Access to Justice Week is next week, October 28 to November 1, 2019, and you can feel the access to justice momentum with this week’s Proclamation in the BC legislature.
BC held an Access to Justice Week last year, but this is the first year that the legislature is making a proclamation declaring Access to Justice Week. The proclamation confirms the province’s desire to support efforts around access to justice. It also highlights the broad array of people involved in the movement: judges, lawyers, notaries, paralegals, mediators, community legal advocates, public policy makers, non-profit staff and members of the public.
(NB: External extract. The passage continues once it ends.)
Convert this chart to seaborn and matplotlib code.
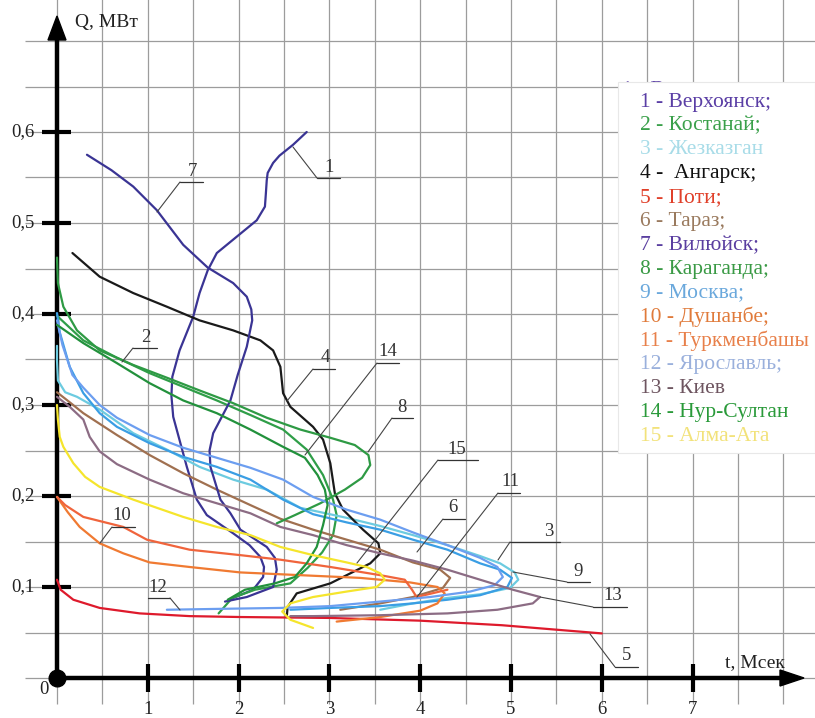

Access to Justice Week starts off with a Twitter Town Hall from noon until 2:00 p.m. on Monday, October 28; I very much look forward to participating. Chief Judge Gillespie (@BCProvCourt) is hosting the town hall, which originated as an innovative initiative of former Chief Judge Crabtree. We will be joined by Jennifer Muller, a self-represented litigant who has become very active in the access to justice movement—and very valued.
Please feel free to join in with #A2JChatBC for a chance to join a live discussion with the three of us. We want to hear about:
- the progress you’re seeing – What’s working? Where do you see change happening? What have you done that’s making a difference? What have you tried that you’ve learned from?
- the opportunities you see the A2J movement creating – What doors has it opened for you? How has innovation improved your practice – or your satisfaction? How are you using legal tech to improve access to justice? And how would you like to use it?
- the challenges you face when you work to improve access to justice – What’s getting in your way? What could make it easier? How have you overcome an obstacle?
We are particularly interested in hearing about your ideas and experiences that involve collaboration and that focus on the people who use the legal system. We want to hear about your experiments—successful or not. This is what makes up something we call the “A2JBC Approach” to justice system reform. We’ll share our observations on the changes that we see happening too.
Later on in the week will be a much-anticipated address from Professor Margaret Hagan, an expert on human-centred design and what it can offer the justice system. The province’s three law schools have organized a number of events to take place over the course of the week: discussions, lectures and activities. Mid-week Access to Justice BC’s Leadership Group will meet to deliberate on how we might take cross-sector leadership in addressing the negative impact on children of parental conflict and anxiety during separation. I look forward to reporting more on that in a future blog post. Finally, there will be a Victoria Access to Justice Hackathon at the end of the week. (This year the Vancouver Hackathon took place earlier in the fall before Access to Justice Week, and was highly successful I hear.)
The three law schools have been integral in bringing about Access to Justice Week, and you can visit their joint homepage for a full listing and details about the Access to Justice Week events.
My sincere thanks to everyone who has worked to make Access to Justice Week a reality. It is truly heartening to be a part of this important collaborative effort.